Menurut Hendri Teja, selisih data yang sangat besar berpotensi membuat pemerintah bias membaca situasi sehingga kebijakan-kebijakan pemerintah menjadi tidak tepat sasaran.
“Bagaimana kebijakan pemerintah pemerintah bisa tepat sasaran kalau selisih data saja sudah 900 ribuan?” ungkap Hendri Teja, melalui unggahan akun medsos Twitter-nya, @hendriteja, Rabu (21/12).
Hendri Teja kemudian meminta pemerintah untuk tidak menggampangkan persoalan data PHK massal ini. Tersebab, korban PHK adalah warga negara Indonesia yang patut mendapat perlindungan dari negara.
“Korban PHK itu manusia, warga negara Indonesia, bukan batu bata buat bikin IKN atau stasiun Kereta Cepat. Mereka berhak mendapatkan perlindungan dari negara,” tegasnya.

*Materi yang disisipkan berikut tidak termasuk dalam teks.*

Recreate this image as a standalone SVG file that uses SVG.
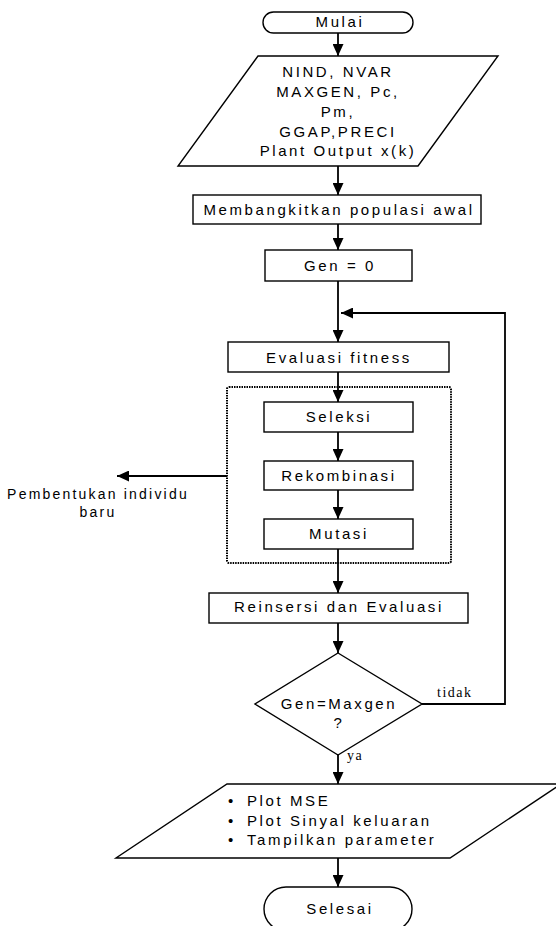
<svg xmlns="http://www.w3.org/2000/svg" width="556" height="926" viewBox="0 0 556 926">
<style>
.shape{fill:#fff;stroke:#000;stroke-width:1.4}
.t{font-family:"Liberation Sans",Arial,sans-serif;font-size:15px;letter-spacing:2.6px;fill:#000;text-anchor:middle}
.lbl{font-family:"Liberation Sans",Arial,sans-serif;font-size:14px;letter-spacing:2.2px;fill:#000;text-anchor:middle}
.ts{font-family:"Liberation Serif","Times New Roman",serif;font-size:14px;letter-spacing:1.5px;fill:#000}
.c{fill:none;stroke:#000;stroke-width:1.8}
.dot{fill:none;stroke:#000;stroke-width:2;stroke-dasharray:1.5 1}
</style>
<defs>
<marker id="ah" markerUnits="userSpaceOnUse" markerWidth="12" markerHeight="11" refX="12" refY="5.5" orient="auto">
<path d="M0,0 L12,5.5 L0,11 z" fill="#000"/>
</marker>
</defs>
<g id="connectors">
<line class="c" x1="338" y1="33" x2="338" y2="56" marker-end="url(#ah)"/>
<line class="c" x1="338" y1="166" x2="338" y2="195" marker-end="url(#ah)"/>
<line class="c" x1="338" y1="224" x2="338" y2="250" marker-end="url(#ah)"/>
<line class="c" x1="338" y1="281" x2="338" y2="342" marker-end="url(#ah)"/>
<polyline class="c" points="422,704 505,704 505,313 341,313" marker-end="url(#ah)"/>
<line class="c" x1="338" y1="372" x2="338" y2="402" marker-end="url(#ah)"/>
<line class="c" x1="338" y1="432" x2="338" y2="461" marker-end="url(#ah)"/>
<line class="c" x1="338" y1="490" x2="338" y2="519" marker-end="url(#ah)"/>
<line class="c" x1="338" y1="549" x2="338" y2="593" marker-end="url(#ah)"/>
<line class="c" x1="227" y1="476" x2="117" y2="476" marker-end="url(#ah)"/>
<line class="c" x1="338" y1="623" x2="338" y2="653" marker-end="url(#ah)"/>
<line class="c" x1="338" y1="755" x2="338" y2="784" marker-end="url(#ah)"/>
<line class="c" x1="338" y1="858" x2="338" y2="887" marker-end="url(#ah)"/>
<text class="ts" x="437" y="697">tidak</text>
<text class="ts" x="347" y="760">ya</text>
</g>
<g id="group-box">
<rect class="dot" x="227" y="387" width="224" height="176" rx="2"/>
</g>
<g id="mulai">
<rect class="shape" x="263" y="12" width="150" height="21" rx="10.5"/>
<text class="t" x="340" y="27">Mulai</text>
</g>
<g id="input">
<polygon class="shape" points="258,56 498,56 418,166 178,166"/>
<text class="t" x="338" y="77">NIND, NVAR</text>
<text class="t" x="338" y="97">MAXGEN, Pc,</text>
<text class="t" x="338" y="117">Pm,</text>
<text class="t" x="338" y="137">GGAP,PRECI</text>
<text class="t" x="338" y="156">Plant Output x(k)</text>
</g>
<g id="init">
<rect class="shape" x="193" y="195" width="288" height="29"/>
<text class="t" x="339" y="215">Membangkitkan populasi awal</text>
</g>
<g id="gen0">
<rect class="shape" x="265" y="250" width="147" height="31"/>
<text class="t" x="340" y="271">Gen = 0</text>
</g>
<g id="eval">
<rect class="shape" x="228" y="342" width="221" height="30"/>
<text class="t" x="339" y="363">Evaluasi fitness</text>
</g>
<g id="seleksi">
<rect class="shape" x="264" y="402" width="149" height="30"/>
<text class="t" x="339" y="422">Seleksi</text>
</g>
<g id="rekombinasi">
<rect class="shape" x="264" y="461" width="149" height="29"/>
<text class="t" x="339" y="481">Rekombinasi</text>
</g>
<g id="mutasi">
<rect class="shape" x="264" y="519" width="149" height="30"/>
<text class="t" x="339" y="539">Mutasi</text>
</g>
<g id="label-pembentukan">
<text class="lbl" x="98" y="499">Pembentukan individu</text>
<text class="lbl" x="98" y="517">baru</text>
</g>
<g id="reinsersi">
<rect class="shape" x="209" y="593" width="259" height="30"/>
<text class="t" x="339" y="612">Reinsersi dan Evaluasi</text>
</g>
<g id="decision">
<polygon class="shape" points="338,653 422,704 338,755 255,704"/>
<text class="t" x="339" y="709">Gen=Maxgen</text>
<text class="t" x="339" y="728">?</text>
</g>
<g id="output">
<polygon class="shape" points="227,784 561,784 450,858 116,858"/>
<text class="t" x="232" y="806">•</text>
<text class="t" x="247" y="806" style="text-anchor:start">Plot MSE</text>
<text class="t" x="232" y="826">•</text>
<text class="t" x="247" y="826" style="text-anchor:start">Plot Sinyal keluaran</text>
<text class="t" x="232" y="845">•</text>
<text class="t" x="247" y="845" style="text-anchor:start">Tampilkan parameter</text>
</g>
<g id="selesai">
<rect class="shape" x="264" y="887" width="148" height="44" rx="22"/>
<text class="t" x="340" y="914">Selesai</text>
</g>
</svg>
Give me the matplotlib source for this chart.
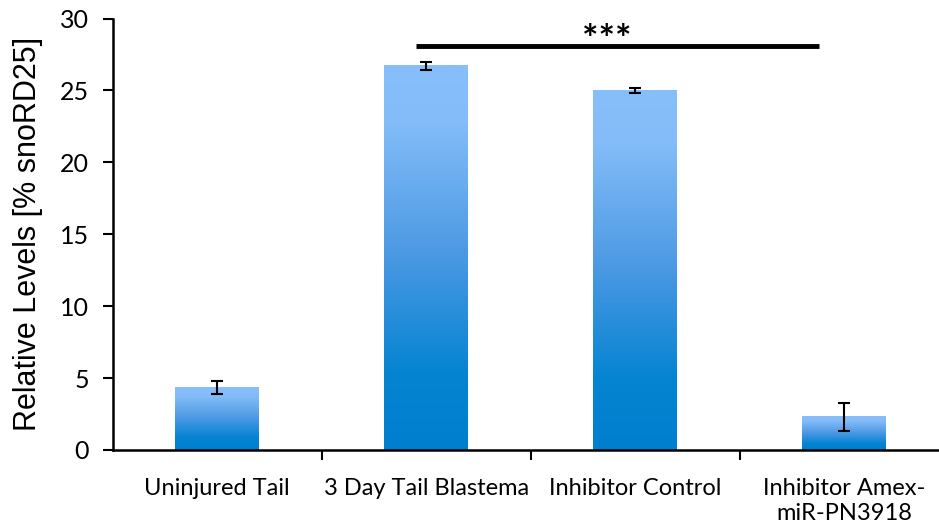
import numpy as np
import matplotlib.pyplot as plt
from matplotlib.colors import LinearSegmentedColormap

categories = ['Uninjured Tail', '3 Day Tail Blastema', 'Inhibitor Control',
              'Inhibitor Amex-\nmiR-PN3918']
values = [4.35, 26.7, 25.0, 2.3]
errors = [0.45, 0.25, 0.15, 1.0]
sig_from, sig_to, sig_y = 0.95, 2.88, 28.1
sig_text = '***'

tick_font = 'Lato'
label_font = 'Liberation Sans'

fig = plt.figure(figsize=(9.39, 5.26), dpi=100)
ax = fig.add_axes([0.12, 0.1445, 0.88, 0.8203])

grad = LinearSegmentedColormap.from_list(
    'bar', [(0, '#007fce'), (0.2, '#0584d2'), (0.5, '#4a98e3'),
            (0.85, '#83bcf8'), (1, '#86bffa')])
x = np.arange(len(categories))
width = 0.4
bars = ax.bar(x, values, width, color='none', edgecolor='none', zorder=2)
for b in bars:
    x0, h = b.get_x(), b.get_height()
    ax.imshow(np.linspace(0, 1, 256).reshape(-1, 1), cmap=grad, origin='lower',
              extent=[x0, x0 + b.get_width(), 0, h], aspect='auto', zorder=2)
ax.errorbar(x, values, yerr=errors, fmt='none', ecolor='black', elinewidth=1.5,
            capsize=4, capthick=1.5, zorder=3)

ax.plot([sig_from, sig_to], [sig_y, sig_y], color='black', lw=3.5,
        solid_capstyle='butt', clip_on=False, zorder=3)
ax.text((sig_from + sig_to) / 2 - 0.05, 28.5, sig_text, ha='center',
        va='center', fontsize=28, fontweight='bold', family=tick_font)

ax.set_xlim(-0.5, 3.454)
ax.set_ylim(0, 30)
ax.set_yticks(range(0, 31, 5))
ax.set_xticks(x)
ax.set_xticklabels(categories, family=tick_font, fontsize=17, linespacing=1.25)
ax.set_xticks(x[:-1] + 0.5, minor=True)
ax.tick_params(axis='x', which='major', length=0, pad=20)
ax.tick_params(axis='x', which='minor', length=7, width=1.5, direction='out')
ax.tick_params(axis='y', length=7, width=1.5, labelsize=18, pad=10)
for lab in ax.get_yticklabels():
    lab.set_family(tick_font)
ax.set_ylabel('Relative Levels [% snoRD25]', family=label_font, fontsize=22,
              labelpad=12)

for s in ['top', 'right']:
    ax.spines[s].set_visible(False)
ax.spines['left'].set_linewidth(1.8)
ax.spines['bottom'].set_linewidth(1.8)

fig.savefig('out.png', dpi=100)
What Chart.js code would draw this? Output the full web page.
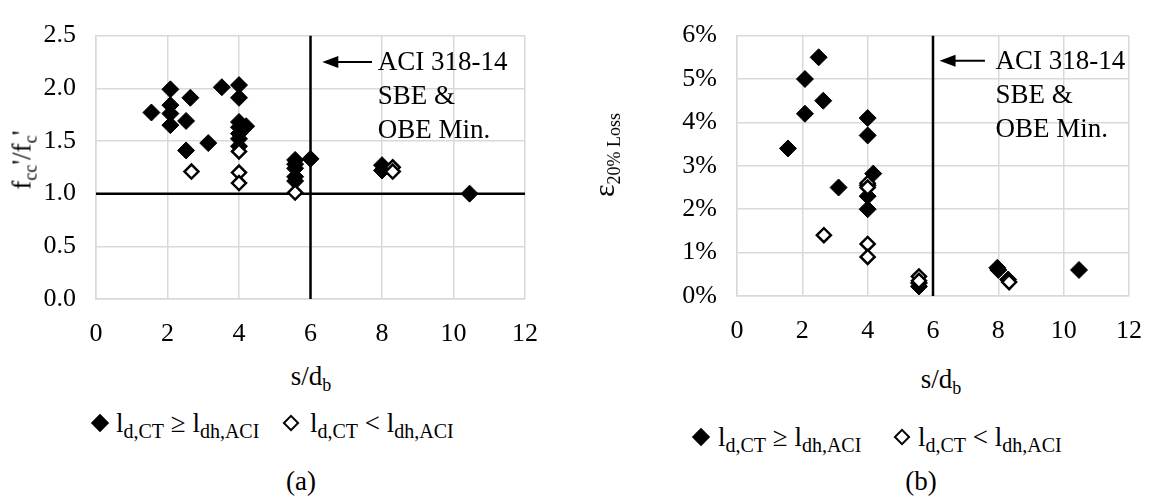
<!DOCTYPE html>
<html><head><meta charset="utf-8">
<script src="https://cdn.jsdelivr.net/npm/chart.js@4/dist/chart.umd.min.js"></script>
<style>
html,body{margin:0;padding:0;background:#fff;}
#wrap{position:relative;width:1162px;height:502px;background:#fff;font-family:'Liberation Serif','Times New Roman',serif;color:#000;overflow:hidden;}
canvas{position:absolute;top:0;}
.t{position:absolute;white-space:nowrap;font-size:27px;line-height:1;}
.t sub{font-size:18px;vertical-align:-6px;}
.rot{transform:translate(-50%,-50%) rotate(-90deg);}
.ctr{transform:translate(-50%,-50%);}
.lg{position:absolute;white-space:nowrap;font-size:27px;line-height:1;transform:translateY(-50%);}
.lg sub{font-size:20px;vertical-align:-6px;}
.dia{position:absolute;width:13px;height:13px;transform:translate(-50%,-50%) rotate(45deg);box-sizing:border-box;}
.dia.f{background:#000;}
.dia.o{background:#fff;border:2.5px solid #000;width:12px;height:12px;}
</style></head>
<body>
<div id="wrap">
<canvas id="ca" width="581" height="352" style="left:0"></canvas>
<canvas id="cb" width="581" height="352" style="left:581px"></canvas>

<div class="t rot" style="left:24px;top:160px;">f<sub>cc</sub>'/f<sub>c</sub>'</div>
<div class="t ctr" style="left:311px;top:378px;">s/d<sub>b</sub></div>
<div class="t rot" style="left:606px;top:155px;font-size:30px;">&epsilon;<sub>20% Loss</sub></div>
<div class="t ctr" style="left:941px;top:381px;">s/d<sub>b</sub></div>

<div class="dia f" style="left:100px;top:423px;"></div>
<div class="lg" style="left:116px;top:425px;">l<sub>d,CT</sub> &ge; l<sub>dh,ACI</sub></div>
<div class="dia o" style="left:291px;top:423px;"></div>
<div class="lg" style="left:310px;top:425px;">l<sub>d,CT</sub> &lt; l<sub>dh,ACI</sub></div>

<div class="dia f" style="left:701px;top:437px;"></div>
<div class="lg" style="left:718px;top:439px;">l<sub>d,CT</sub> &ge; l<sub>dh,ACI</sub></div>
<div class="dia o" style="left:902px;top:437px;"></div>
<div class="lg" style="left:918px;top:439px;">l<sub>d,CT</sub> &lt; l<sub>dh,ACI</sub></div>

<div class="t ctr" style="left:301px;top:481px;">(a)</div>
<div class="t ctr" style="left:921px;top:481px;">(b)</div>
</div>
<script>
// ---- Data (panel a) ----
const aFilledX = [1.55, 2.08, 2.08, 2.08, 2.08, 2.52, 2.64, 2.52, 3.14, 3.52, 4.0, 4.0, 4.0, 4.0, 4.0, 4.0, 4.0, 4.2, 5.57, 5.57, 5.57, 5.57, 5.57, 6.0, 8.0, 8.0, 10.45];
const aFilledY = [1.77, 1.99, 1.84, 1.76, 1.65, 1.69, 1.91, 1.41, 1.48, 2.01, 2.03, 1.91, 1.68, 1.63, 1.57, 1.52, 1.45, 1.64, 1.32, 1.28, 1.24, 1.16, 1.12, 1.33, 1.27, 1.22, 1.0];
const aOpenX = [2.67, 4.0, 4.0, 4.0, 5.57, 8.3, 8.3];
const aOpenY = [1.21, 1.40, 1.20, 1.10, 1.01, 1.25, 1.21];
// ---- Data (panel b), values in % ----
const bFilledX = [1.56, 2.08, 2.08, 2.5, 2.64, 3.11, 4.0, 4.0, 4.17, 4.0, 4.0, 4.0, 5.57, 5.57, 7.97, 8.0, 8.3, 10.47];
const bFilledY = [3.4, 5.0, 4.2, 5.5, 4.5, 2.5, 4.1, 3.7, 2.82, 2.55, 2.3, 2.0, 0.3, 0.22, 0.65, 0.6, 0.38, 0.6];
const bOpenX = [2.66, 4.0, 4.0, 4.0, 4.0, 5.57, 5.57, 8.33];
const bOpenY = [1.4, 2.6, 2.5, 1.2, 0.9, 0.45, 0.35, 0.32];
// ---- Reference lines / annotation ----
const aciLimit = 6;        // s/d_b
const unityRatio = 1.0;    // f'cc/f'c
const annLines = ['ACI 318-14', 'SBE &', 'OBE Min.'];

const FAM = "'Liberation Serif', 'Times New Roman', serif";
const pts = (xs, ys) => xs.map((x, i) => ({x, y: ys[i]}));

function annotPlugin(arrowX0, arrowX1, arrowY, textX) {
  return {
    id: 'aci',
    afterDatasetsDraw(chart) {
      const {ctx, scales: {x, y}} = chart;
      const px0 = x.getPixelForValue(arrowX0), px1 = x.getPixelForValue(arrowX1);
      const py = y.getPixelForValue(arrowY);
      ctx.save();
      ctx.strokeStyle = '#000'; ctx.fillStyle = '#000'; ctx.lineWidth = 2;
      ctx.beginPath(); ctx.moveTo(px0 + 12, py); ctx.lineTo(px1, py); ctx.stroke();
      ctx.beginPath(); ctx.moveTo(px0, py); ctx.lineTo(px0 + 16, py - 6); ctx.lineTo(px0 + 16, py + 6); ctx.closePath(); ctx.fill();
      ctx.font = '27px ' + FAM; ctx.textBaseline = 'middle'; ctx.textAlign = 'left';
      const tx = x.getPixelForValue(textX);
      annLines.forEach((s, i) => ctx.fillText(s, tx, py + 1 + i * 34));
      ctx.restore();
    }
  };
}

function makeChart(id, cfg) {
  const grid = {color: '#d9d9d9', lineWidth: 1.5, drawTicks: false};
  return new Chart(document.getElementById(id), {
    type: 'scatter',
    data: {datasets: [
      {data: pts(cfg.openX, cfg.openY), pointStyle: 'rectRot', pointRadius: 7, pointBackgroundColor: '#fff', pointBorderColor: '#000', pointBorderWidth: 2.5, order: 0},
      {data: pts(cfg.filledX, cfg.filledY), pointStyle: 'rectRot', pointRadius: 8.5, pointBackgroundColor: '#000', pointBorderColor: '#000', pointBorderWidth: 1, order: 1},
      ...cfg.lines.map(l => ({type: 'line', data: l, borderColor: '#000', borderWidth: 2.5, pointRadius: 0, showLine: true, order: 5}))
    ]},
    options: {
      responsive: false, animation: false, devicePixelRatio: 1,
      layout: {padding: cfg.pad},
      plugins: {legend: {display: false}, tooltip: {enabled: false}},
      scales: {
        x: {type: 'linear', min: 0, max: 12, grid, border: {color: '#d9d9d9', width: 1.5},
            ticks: {stepSize: 2, padding: 20, color: '#000', font: {family: FAM, size: 26}},
            afterFit: s => { s.height = cfg.xh; }},
        y: {type: 'linear', min: 0, max: cfg.ymax, grid, border: {color: '#d9d9d9', width: 1.5},
            ticks: {stepSize: cfg.ystep, padding: 20, color: '#000', font: {family: FAM, size: 26}, callback: cfg.fmt},
            afterFit: s => { s.width = cfg.yw; }}
      }
    },
    plugins: [cfg.plugin]
  });
}

function build() {
  Chart.defaults.font.family = FAM;
  makeChart('ca', {
    filledX: aFilledX, filledY: aFilledY, openX: aOpenX, openY: aOpenY,
    lines: [[{x: 0, y: unityRatio}, {x: 12, y: unityRatio}], [{x: aciLimit, y: 0}, {x: aciLimit, y: 2.5}]],
    pad: {left: 0, right: 56, top: 24, bottom: 0}, xh: 53, yw: 96,
    ymax: 2.5, ystep: 0.5, fmt: v => v.toFixed(1),
    plugin: annotPlugin(6.33, 7.72, 2.25, 7.88)
  });
  makeChart('cb', {
    filledX: bFilledX, filledY: bFilledY, openX: bOpenX, openY: bOpenY,
    lines: [[{x: aciLimit, y: 0}, {x: aciLimit, y: 6}]],
    pad: {left: 0, right: 17, top: 16, bottom: 0}, xh: 56, yw: 156,
    ymax: 6, ystep: 1, fmt: v => Math.round(v) + '%',
    plugin: annotPlugin(6.2, 7.59, 5.42, 7.91)
  });
}
if (document.fonts && document.fonts.load) {
  document.fonts.load("26px 'Liberation Serif'").then(build, build);
} else { build(); }
</script>
</body></html>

Sebelumnya Ketua Bidang Ketenagakerjaan Apindo, Anton J Supit menjelaskan data PHK mencapai 919 ribu orang milik BPJS Ketenagakerjaan dilihat dari pekerja yang mencairkan jaminan hari tua (JHT) dengan alasan PHK. Sedangkan total pekerja yang mencairkan dana JHT secara keseluruhan mencapai 2,7 juta orang dengan berbagai alasan.
Anton mengatakan data PHK tersebut adalah yang paling minimal karena tidak semua pekerja yang terkena PHK mencairkan dana JHT. Ada juga pekerja terkena PHK yang tidak menjadi peserta BPJS Ketenagakerjaan.